◆ **Directions for this task**:
Retype only what runs from the first line of the listing to the line holding "plt.rcParams['font.family'] = ['Liberation", both included. Do not retype the pictures.

[Lines of data]
+ + + + +
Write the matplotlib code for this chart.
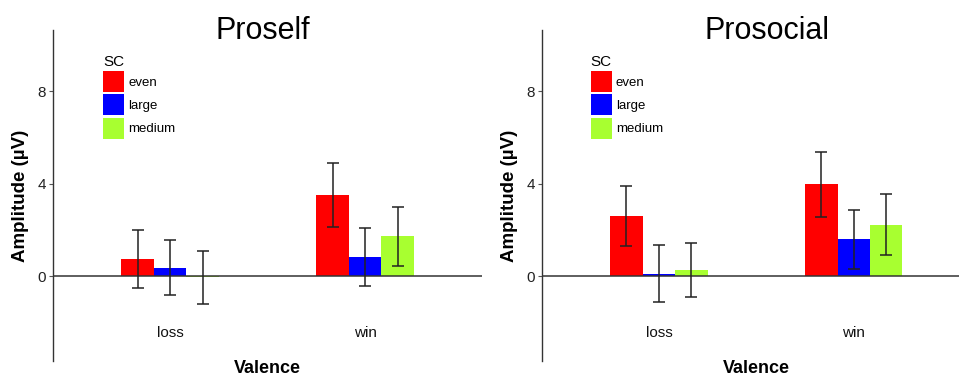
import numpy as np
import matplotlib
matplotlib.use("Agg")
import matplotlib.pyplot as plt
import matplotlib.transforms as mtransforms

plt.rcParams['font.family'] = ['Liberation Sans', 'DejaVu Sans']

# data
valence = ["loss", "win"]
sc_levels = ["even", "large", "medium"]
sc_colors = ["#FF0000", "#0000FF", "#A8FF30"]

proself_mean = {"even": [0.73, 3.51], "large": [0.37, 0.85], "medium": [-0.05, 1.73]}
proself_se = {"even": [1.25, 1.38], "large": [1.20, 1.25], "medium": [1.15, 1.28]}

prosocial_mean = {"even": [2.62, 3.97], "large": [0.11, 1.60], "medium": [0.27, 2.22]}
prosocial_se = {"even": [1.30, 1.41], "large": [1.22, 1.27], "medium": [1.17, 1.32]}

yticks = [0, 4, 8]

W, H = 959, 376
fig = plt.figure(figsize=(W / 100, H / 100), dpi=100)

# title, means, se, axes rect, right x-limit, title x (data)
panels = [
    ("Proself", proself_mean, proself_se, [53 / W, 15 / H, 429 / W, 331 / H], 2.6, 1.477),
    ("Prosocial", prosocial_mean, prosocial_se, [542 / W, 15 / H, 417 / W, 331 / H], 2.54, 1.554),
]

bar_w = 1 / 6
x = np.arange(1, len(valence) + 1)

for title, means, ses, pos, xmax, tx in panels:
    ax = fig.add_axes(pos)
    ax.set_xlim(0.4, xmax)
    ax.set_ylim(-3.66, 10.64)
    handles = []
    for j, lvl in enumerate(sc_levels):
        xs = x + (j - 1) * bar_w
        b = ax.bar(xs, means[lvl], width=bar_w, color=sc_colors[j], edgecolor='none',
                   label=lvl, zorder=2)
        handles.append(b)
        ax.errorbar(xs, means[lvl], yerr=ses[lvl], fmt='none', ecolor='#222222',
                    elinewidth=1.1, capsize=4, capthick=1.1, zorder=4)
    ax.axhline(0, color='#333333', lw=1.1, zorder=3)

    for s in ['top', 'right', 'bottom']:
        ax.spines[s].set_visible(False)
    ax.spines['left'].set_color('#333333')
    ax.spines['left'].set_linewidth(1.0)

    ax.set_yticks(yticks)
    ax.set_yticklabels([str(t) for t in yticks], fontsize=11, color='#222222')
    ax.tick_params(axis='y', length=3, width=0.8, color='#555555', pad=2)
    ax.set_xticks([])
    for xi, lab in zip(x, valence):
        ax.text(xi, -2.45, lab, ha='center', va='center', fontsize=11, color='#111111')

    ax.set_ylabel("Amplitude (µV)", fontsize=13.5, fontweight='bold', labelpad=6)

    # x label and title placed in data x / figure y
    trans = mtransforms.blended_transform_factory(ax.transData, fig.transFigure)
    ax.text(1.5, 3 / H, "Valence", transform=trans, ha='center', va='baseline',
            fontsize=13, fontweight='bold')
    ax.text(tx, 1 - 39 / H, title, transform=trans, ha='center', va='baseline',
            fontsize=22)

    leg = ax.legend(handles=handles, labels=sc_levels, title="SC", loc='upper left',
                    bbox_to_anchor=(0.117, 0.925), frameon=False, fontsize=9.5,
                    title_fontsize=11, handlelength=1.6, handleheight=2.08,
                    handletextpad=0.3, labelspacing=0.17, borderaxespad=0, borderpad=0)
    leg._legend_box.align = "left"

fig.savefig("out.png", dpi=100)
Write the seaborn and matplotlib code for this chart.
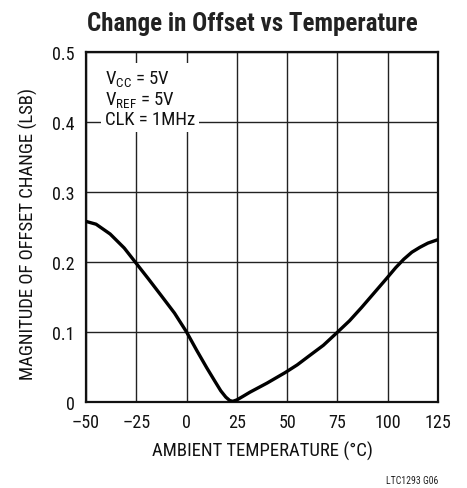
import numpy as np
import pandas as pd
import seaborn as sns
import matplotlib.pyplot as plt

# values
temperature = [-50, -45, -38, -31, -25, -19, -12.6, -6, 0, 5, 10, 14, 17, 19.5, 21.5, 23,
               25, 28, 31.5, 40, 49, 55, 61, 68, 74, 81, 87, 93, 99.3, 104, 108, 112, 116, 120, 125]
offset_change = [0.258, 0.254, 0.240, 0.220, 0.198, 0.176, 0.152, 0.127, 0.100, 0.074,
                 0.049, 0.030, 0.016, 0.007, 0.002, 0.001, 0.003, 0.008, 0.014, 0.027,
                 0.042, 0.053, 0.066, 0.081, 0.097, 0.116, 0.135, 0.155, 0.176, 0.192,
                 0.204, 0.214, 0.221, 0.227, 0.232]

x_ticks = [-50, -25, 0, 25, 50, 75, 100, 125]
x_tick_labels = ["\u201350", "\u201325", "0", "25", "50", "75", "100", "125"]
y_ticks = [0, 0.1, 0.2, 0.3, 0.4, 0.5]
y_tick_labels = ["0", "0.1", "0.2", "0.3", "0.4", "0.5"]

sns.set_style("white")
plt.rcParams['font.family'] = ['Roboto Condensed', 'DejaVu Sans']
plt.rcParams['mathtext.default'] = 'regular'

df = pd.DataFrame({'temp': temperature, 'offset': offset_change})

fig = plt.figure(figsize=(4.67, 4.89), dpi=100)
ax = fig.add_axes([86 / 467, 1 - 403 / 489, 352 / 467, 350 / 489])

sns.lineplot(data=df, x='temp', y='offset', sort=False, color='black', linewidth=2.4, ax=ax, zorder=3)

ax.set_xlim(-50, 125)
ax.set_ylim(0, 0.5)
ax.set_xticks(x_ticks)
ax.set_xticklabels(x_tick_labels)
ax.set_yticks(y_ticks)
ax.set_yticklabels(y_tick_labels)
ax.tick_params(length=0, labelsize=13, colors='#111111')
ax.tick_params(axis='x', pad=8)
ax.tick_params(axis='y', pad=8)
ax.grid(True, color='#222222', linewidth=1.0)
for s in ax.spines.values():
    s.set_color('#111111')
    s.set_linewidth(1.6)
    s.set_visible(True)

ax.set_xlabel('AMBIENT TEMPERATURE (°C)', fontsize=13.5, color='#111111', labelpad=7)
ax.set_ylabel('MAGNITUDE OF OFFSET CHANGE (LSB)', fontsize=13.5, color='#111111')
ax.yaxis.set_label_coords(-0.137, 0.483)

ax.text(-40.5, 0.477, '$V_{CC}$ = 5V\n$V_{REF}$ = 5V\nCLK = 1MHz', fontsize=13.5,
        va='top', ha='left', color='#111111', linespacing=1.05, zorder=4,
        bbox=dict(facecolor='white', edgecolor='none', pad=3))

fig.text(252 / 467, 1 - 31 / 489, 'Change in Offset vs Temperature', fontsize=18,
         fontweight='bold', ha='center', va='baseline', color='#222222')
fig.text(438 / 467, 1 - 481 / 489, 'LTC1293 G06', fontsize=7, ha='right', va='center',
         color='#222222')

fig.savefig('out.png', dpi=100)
+ + + + +
◆ **Correct response**:
Write the matplotlib code for this chart.
import numpy as np
import matplotlib
matplotlib.use("Agg")
import matplotlib.pyplot as plt
import matplotlib.transforms as mtransforms

plt.rcParams['font.family'] = ['Liberation Sans', 'DejaVu Sans']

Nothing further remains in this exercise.